Required task:
Begin with the line holding "Write a Python", end with the line holding "from matplotlib.patches import Rectangle", and repeat every line in between exactly, without pictures.

Plotting code records
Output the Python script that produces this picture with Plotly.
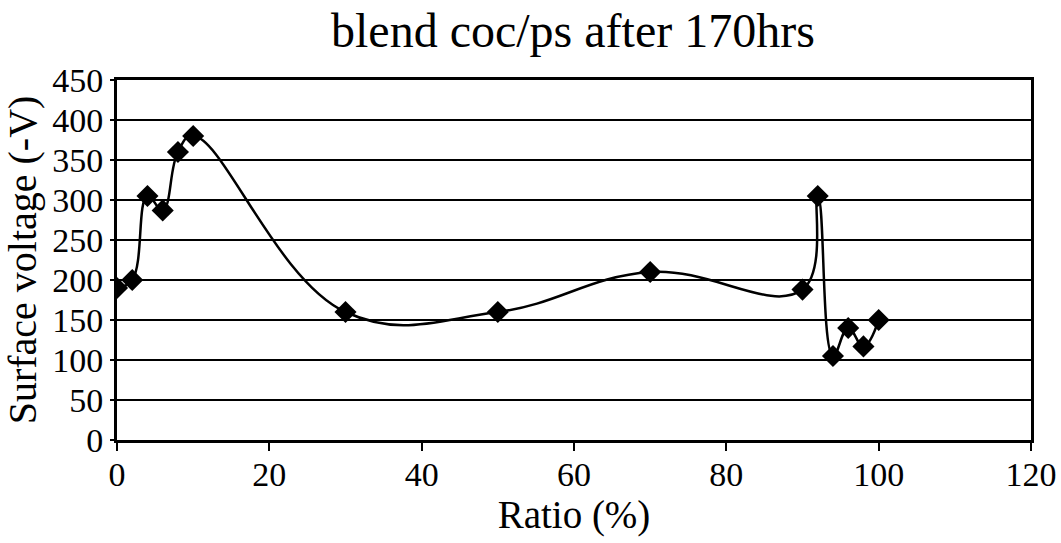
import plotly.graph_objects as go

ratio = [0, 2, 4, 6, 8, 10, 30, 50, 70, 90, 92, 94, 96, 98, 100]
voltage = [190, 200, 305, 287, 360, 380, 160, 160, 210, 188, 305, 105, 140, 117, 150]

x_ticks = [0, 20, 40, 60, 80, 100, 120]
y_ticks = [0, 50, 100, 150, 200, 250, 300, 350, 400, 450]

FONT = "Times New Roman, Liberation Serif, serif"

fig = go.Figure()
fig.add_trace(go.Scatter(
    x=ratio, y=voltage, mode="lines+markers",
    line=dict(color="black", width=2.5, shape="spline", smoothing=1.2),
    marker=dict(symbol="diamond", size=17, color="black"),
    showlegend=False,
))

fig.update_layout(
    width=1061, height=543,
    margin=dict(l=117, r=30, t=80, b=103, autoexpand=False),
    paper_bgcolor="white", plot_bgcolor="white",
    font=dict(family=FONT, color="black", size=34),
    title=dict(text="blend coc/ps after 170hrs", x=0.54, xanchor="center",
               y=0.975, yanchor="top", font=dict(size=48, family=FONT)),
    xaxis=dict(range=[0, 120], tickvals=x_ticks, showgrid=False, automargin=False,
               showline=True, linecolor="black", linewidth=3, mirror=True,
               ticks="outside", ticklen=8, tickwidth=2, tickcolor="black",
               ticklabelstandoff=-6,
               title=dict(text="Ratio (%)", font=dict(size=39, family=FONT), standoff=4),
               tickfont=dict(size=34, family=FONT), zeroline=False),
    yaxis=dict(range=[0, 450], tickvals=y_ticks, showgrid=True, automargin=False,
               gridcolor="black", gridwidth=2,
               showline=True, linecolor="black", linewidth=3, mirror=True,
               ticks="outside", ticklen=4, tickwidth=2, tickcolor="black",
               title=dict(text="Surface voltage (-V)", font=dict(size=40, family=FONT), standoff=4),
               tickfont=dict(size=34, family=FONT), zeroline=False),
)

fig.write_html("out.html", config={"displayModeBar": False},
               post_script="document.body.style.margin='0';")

* * *

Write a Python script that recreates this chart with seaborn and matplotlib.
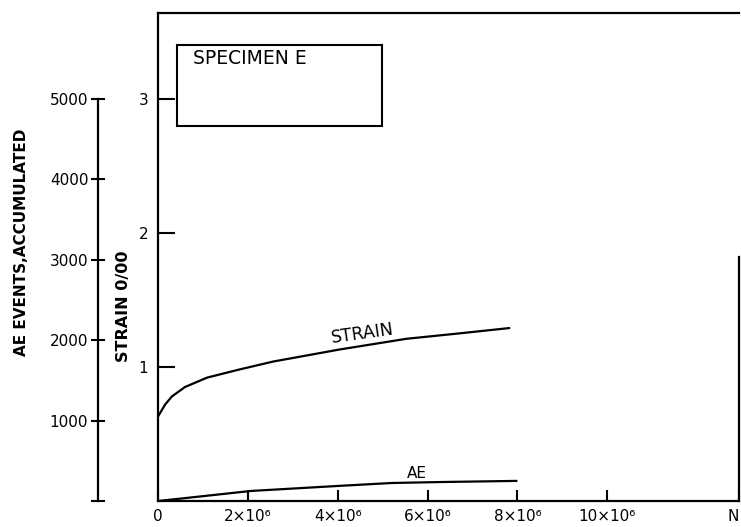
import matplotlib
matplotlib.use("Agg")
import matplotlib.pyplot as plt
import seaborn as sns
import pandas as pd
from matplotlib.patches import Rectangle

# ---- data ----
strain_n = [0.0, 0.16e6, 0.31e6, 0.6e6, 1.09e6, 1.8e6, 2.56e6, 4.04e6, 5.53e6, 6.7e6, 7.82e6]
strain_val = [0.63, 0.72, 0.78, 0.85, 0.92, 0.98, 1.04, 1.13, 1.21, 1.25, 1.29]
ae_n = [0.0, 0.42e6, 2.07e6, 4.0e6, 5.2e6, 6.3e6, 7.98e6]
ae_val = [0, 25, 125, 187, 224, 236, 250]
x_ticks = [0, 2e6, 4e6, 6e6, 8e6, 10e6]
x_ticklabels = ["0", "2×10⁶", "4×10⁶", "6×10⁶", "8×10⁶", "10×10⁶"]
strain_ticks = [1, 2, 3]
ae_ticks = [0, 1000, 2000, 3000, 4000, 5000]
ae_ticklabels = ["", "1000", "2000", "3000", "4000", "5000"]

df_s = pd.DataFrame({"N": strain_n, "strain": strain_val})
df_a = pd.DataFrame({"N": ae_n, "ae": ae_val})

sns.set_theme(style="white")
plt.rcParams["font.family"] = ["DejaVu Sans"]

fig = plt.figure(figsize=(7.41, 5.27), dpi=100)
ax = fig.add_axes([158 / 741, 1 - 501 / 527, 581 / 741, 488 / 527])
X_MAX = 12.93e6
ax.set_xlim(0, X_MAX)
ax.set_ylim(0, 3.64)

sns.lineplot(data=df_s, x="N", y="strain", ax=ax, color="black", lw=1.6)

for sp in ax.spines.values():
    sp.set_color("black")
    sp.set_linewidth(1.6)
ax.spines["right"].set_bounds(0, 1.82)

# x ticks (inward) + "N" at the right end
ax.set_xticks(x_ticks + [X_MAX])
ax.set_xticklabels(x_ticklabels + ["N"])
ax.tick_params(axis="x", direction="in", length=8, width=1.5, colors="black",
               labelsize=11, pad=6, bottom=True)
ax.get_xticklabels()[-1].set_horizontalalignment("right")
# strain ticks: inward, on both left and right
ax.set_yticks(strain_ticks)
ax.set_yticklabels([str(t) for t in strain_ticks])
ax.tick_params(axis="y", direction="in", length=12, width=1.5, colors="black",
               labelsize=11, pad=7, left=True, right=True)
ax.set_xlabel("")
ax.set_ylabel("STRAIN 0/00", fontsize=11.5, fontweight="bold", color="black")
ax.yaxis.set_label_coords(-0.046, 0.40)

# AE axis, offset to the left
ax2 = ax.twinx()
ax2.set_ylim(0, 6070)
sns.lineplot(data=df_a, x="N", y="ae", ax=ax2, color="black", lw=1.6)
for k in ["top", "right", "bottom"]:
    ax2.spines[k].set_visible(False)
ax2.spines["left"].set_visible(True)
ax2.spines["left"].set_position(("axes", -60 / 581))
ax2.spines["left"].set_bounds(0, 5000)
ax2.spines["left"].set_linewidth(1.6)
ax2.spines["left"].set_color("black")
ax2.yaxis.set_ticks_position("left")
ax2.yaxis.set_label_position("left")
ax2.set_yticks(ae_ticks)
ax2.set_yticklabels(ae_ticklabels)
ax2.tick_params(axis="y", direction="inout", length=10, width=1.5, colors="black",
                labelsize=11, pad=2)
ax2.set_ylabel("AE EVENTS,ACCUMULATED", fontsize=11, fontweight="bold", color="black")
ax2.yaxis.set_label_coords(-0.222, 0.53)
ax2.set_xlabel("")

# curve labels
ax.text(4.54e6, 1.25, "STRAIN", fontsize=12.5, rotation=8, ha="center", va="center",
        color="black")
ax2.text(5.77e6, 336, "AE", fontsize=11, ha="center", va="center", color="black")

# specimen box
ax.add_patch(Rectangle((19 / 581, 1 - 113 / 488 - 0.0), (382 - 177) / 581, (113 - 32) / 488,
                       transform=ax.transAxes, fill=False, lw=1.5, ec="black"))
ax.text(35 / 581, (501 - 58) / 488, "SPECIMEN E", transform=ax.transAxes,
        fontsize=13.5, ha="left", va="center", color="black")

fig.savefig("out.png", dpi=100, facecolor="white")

Task answer:
Write a Python script that recreates this chart with seaborn and matplotlib.
import matplotlib
matplotlib.use("Agg")
import matplotlib.pyplot as plt
import seaborn as sns
import pandas as pd
from matplotlib.patches import Rectangle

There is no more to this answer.